• _Set problem_:
Reproduce only this span: the line containing "Rebuild this diagram", the line containing "minimum width=166\pxu, minimum", and every line between them, all exactly as given.

— Begin Excerpted data —

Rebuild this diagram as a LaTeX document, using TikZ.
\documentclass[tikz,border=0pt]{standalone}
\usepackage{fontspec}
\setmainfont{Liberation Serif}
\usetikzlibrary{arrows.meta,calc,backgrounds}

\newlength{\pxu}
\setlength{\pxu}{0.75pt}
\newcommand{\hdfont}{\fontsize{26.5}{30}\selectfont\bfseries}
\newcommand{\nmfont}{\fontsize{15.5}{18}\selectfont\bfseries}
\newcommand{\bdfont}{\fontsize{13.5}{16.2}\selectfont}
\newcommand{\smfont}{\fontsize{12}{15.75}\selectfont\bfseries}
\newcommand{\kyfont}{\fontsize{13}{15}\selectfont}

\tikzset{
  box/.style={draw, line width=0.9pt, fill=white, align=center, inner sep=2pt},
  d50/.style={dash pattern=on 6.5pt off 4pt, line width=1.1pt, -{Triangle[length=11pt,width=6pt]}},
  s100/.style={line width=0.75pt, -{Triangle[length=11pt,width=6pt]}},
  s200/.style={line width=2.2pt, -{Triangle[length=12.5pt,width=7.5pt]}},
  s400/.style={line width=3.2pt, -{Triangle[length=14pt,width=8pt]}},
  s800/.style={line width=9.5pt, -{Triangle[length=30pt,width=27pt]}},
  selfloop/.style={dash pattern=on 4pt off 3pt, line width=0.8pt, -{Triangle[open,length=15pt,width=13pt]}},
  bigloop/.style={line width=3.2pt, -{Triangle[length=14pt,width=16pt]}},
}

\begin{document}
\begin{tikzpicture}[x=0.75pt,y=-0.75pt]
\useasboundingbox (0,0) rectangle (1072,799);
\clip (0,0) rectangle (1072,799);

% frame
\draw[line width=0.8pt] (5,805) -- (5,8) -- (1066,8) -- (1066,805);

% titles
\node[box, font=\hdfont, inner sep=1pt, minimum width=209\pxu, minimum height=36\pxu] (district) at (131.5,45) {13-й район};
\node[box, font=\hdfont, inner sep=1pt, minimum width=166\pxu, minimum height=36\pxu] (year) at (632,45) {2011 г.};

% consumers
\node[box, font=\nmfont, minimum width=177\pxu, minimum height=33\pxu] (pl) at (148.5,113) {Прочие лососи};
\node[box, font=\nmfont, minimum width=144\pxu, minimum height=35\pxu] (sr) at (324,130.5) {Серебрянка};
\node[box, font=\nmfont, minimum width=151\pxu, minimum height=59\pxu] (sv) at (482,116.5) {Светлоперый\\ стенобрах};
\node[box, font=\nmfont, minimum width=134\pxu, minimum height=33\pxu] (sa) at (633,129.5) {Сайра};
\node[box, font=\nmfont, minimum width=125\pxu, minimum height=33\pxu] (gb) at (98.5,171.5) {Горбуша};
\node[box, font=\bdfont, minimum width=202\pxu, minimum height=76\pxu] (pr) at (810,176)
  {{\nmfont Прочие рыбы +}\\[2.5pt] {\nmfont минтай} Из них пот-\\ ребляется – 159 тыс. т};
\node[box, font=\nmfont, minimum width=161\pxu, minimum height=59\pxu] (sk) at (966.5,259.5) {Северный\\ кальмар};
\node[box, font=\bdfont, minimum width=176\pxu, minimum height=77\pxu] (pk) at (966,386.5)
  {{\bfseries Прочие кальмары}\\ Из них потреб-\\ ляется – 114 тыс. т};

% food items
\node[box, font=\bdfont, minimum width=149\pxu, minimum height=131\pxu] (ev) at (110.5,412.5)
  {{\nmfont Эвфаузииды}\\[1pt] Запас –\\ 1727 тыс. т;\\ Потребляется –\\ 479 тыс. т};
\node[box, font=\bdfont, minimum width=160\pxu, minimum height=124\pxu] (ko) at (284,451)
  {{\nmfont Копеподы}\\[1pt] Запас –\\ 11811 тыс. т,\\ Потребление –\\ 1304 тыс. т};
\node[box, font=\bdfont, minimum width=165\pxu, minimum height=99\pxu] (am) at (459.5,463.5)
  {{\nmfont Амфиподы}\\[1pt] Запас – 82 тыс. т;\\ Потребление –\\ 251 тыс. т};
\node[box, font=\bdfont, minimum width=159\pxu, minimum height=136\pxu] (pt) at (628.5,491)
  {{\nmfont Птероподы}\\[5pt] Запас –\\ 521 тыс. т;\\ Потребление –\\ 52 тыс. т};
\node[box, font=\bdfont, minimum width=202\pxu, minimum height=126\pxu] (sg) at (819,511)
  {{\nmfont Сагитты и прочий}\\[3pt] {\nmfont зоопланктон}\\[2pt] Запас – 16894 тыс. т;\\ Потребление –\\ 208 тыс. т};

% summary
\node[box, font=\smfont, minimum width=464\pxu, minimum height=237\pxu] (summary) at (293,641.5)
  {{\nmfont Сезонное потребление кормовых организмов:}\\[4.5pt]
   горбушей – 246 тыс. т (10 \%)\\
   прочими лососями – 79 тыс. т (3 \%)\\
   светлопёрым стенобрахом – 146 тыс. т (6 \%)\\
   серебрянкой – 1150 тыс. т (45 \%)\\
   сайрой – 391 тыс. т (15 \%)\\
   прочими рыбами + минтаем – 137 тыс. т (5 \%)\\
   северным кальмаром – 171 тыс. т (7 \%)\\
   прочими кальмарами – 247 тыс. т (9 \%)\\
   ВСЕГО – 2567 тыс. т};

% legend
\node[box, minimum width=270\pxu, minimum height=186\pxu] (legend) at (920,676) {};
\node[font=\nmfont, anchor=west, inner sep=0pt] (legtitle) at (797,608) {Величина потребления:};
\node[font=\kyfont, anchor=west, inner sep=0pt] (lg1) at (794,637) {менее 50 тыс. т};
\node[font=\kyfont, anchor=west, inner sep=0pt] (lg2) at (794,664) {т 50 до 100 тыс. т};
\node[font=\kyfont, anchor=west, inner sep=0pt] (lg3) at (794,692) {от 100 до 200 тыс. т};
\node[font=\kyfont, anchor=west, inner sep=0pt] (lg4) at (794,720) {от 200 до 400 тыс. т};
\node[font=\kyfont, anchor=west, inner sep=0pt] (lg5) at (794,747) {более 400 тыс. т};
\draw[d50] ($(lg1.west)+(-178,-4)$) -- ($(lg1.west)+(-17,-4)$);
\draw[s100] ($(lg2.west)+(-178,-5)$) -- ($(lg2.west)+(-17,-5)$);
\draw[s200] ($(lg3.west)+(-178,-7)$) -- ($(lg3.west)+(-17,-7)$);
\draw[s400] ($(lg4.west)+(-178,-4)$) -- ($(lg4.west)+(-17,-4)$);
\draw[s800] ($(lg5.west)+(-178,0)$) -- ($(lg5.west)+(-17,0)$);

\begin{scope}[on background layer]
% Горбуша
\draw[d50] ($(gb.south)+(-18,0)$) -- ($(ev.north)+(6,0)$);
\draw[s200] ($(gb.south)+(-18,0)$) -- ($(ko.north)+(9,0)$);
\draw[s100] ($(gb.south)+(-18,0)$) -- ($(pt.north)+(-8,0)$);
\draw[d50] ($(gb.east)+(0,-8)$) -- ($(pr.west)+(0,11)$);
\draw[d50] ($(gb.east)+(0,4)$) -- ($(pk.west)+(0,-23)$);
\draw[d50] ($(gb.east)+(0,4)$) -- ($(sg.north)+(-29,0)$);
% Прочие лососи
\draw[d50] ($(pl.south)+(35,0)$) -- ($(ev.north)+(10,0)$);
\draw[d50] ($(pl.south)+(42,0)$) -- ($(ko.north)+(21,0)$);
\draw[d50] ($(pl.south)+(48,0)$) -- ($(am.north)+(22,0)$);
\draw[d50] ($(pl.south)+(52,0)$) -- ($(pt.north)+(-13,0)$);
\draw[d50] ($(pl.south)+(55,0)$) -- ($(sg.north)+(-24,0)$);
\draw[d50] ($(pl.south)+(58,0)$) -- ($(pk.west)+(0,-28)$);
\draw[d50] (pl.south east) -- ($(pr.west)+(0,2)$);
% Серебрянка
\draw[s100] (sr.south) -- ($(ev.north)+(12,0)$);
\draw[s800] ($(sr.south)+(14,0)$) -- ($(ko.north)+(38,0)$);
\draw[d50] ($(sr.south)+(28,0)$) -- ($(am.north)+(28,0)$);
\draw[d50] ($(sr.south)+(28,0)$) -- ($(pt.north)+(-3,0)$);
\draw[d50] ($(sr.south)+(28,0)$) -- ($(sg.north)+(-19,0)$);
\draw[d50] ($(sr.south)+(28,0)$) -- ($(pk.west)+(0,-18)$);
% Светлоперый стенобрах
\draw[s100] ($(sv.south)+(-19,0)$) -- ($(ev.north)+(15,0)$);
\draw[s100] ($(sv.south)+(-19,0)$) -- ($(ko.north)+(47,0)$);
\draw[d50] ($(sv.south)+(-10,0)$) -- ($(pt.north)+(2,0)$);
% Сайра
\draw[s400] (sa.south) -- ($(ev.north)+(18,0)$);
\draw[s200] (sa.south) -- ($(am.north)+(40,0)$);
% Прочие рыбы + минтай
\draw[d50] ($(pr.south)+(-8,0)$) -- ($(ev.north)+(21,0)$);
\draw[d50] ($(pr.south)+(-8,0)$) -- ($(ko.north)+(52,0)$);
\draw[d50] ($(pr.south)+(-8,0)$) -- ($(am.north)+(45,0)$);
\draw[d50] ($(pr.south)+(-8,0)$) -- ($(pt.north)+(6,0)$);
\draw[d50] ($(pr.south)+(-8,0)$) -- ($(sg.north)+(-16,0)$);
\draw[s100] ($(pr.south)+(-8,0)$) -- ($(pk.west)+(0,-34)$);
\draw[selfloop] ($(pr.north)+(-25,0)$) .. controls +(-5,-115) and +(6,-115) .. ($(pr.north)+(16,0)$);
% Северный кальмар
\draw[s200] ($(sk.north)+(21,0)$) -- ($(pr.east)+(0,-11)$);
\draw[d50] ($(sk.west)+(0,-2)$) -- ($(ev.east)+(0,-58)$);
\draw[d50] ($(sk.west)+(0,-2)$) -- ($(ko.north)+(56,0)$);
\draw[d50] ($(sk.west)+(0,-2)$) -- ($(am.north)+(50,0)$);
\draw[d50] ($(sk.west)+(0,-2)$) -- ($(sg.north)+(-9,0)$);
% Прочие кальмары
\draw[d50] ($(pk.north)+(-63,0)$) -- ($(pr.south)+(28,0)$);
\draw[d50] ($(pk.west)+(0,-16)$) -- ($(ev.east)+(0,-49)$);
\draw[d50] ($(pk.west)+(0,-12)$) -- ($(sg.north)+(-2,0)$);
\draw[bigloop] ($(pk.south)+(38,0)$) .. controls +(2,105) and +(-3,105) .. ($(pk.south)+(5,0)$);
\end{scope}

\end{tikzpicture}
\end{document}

— End Excerpted data —
— Begin Excerpted data —

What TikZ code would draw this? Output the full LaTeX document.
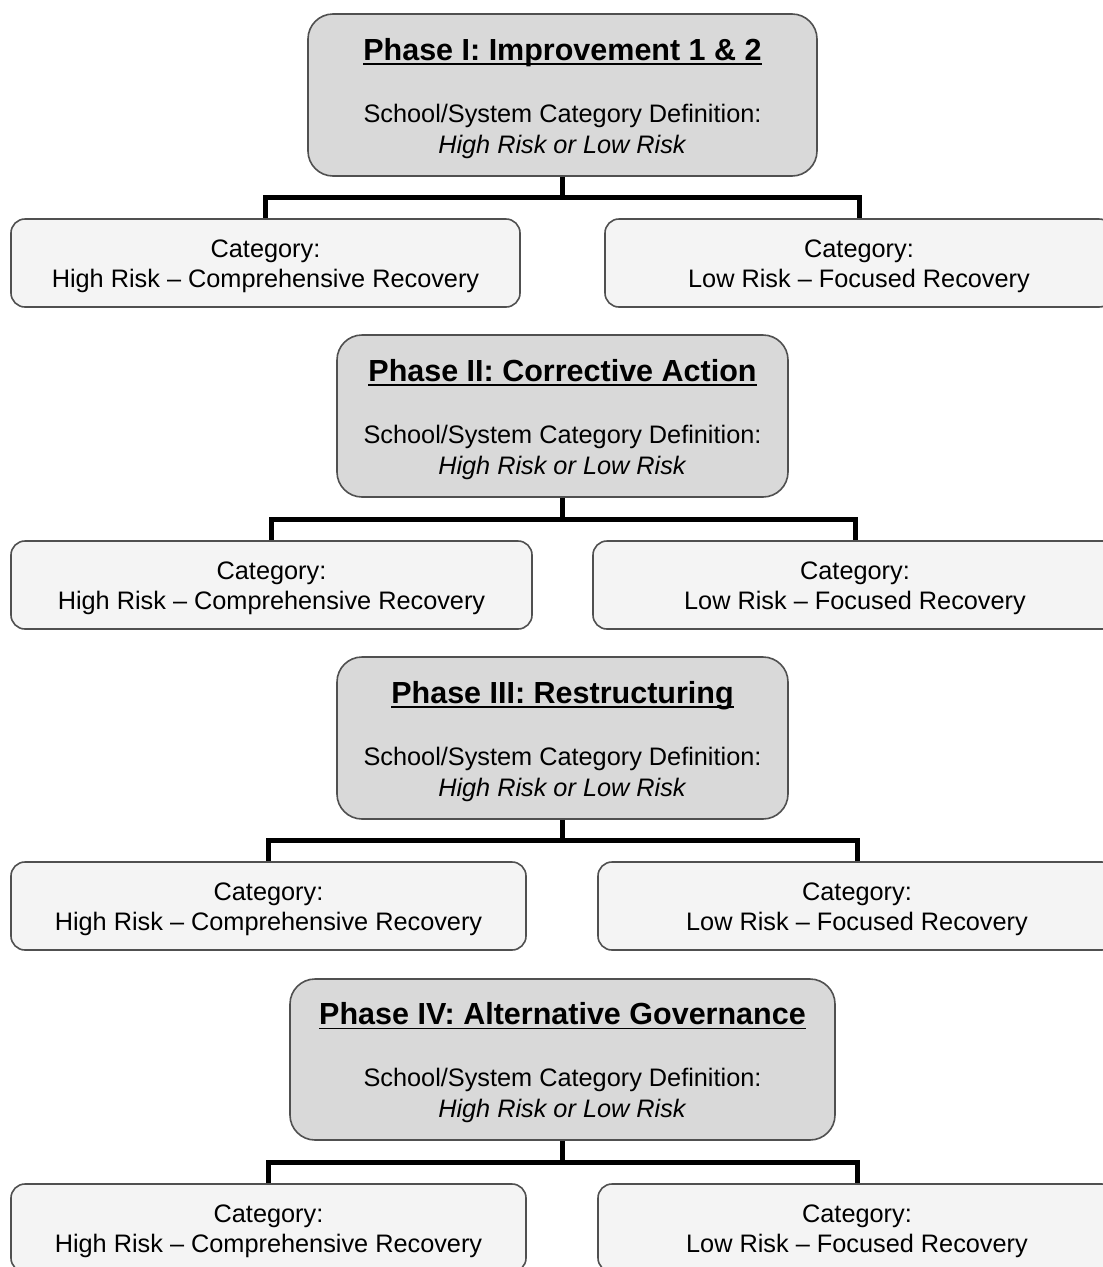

— End Excerpted data —

• _Problem solution_:
Rebuild this diagram as a LaTeX document, using TikZ.
\documentclass[tikz,border=0pt]{standalone}
\usepackage{fontspec}
\setmainfont{Liberation Serif}
\usetikzlibrary{arrows.meta,calc,backgrounds}

\newlength{\pxu}
\setlength{\pxu}{0.75pt}
\newcommand{\hdfont}{\fontsize{26.5}{30}\selectfont\bfseries}
\newcommand{\nmfont}{\fontsize{15.5}{18}\selectfont\bfseries}
\newcommand{\bdfont}{\fontsize{13.5}{16.2}\selectfont}
\newcommand{\smfont}{\fontsize{12}{15.75}\selectfont\bfseries}
\newcommand{\kyfont}{\fontsize{13}{15}\selectfont}

\tikzset{
  box/.style={draw, line width=0.9pt, fill=white, align=center, inner sep=2pt},
  d50/.style={dash pattern=on 6.5pt off 4pt, line width=1.1pt, -{Triangle[length=11pt,width=6pt]}},
  s100/.style={line width=0.75pt, -{Triangle[length=11pt,width=6pt]}},
  s200/.style={line width=2.2pt, -{Triangle[length=12.5pt,width=7.5pt]}},
  s400/.style={line width=3.2pt, -{Triangle[length=14pt,width=8pt]}},
  s800/.style={line width=9.5pt, -{Triangle[length=30pt,width=27pt]}},
  selfloop/.style={dash pattern=on 4pt off 3pt, line width=0.8pt, -{Triangle[open,length=15pt,width=13pt]}},
  bigloop/.style={line width=3.2pt, -{Triangle[length=14pt,width=16pt]}},
}

\begin{document}
\begin{tikzpicture}[x=0.75pt,y=-0.75pt]
\useasboundingbox (0,0) rectangle (1072,799);
\clip (0,0) rectangle (1072,799);

% frame
\draw[line width=0.8pt] (5,805) -- (5,8) -- (1066,8) -- (1066,805);

% titles
\node[box, font=\hdfont, inner sep=1pt, minimum width=209\pxu, minimum height=36\pxu] (district) at (131.5,45) {13-й район};
\node[box, font=\hdfont, inner sep=1pt, minimum width=166\pxu, minimum height=36\pxu] (year) at (632,45) {2011 г.};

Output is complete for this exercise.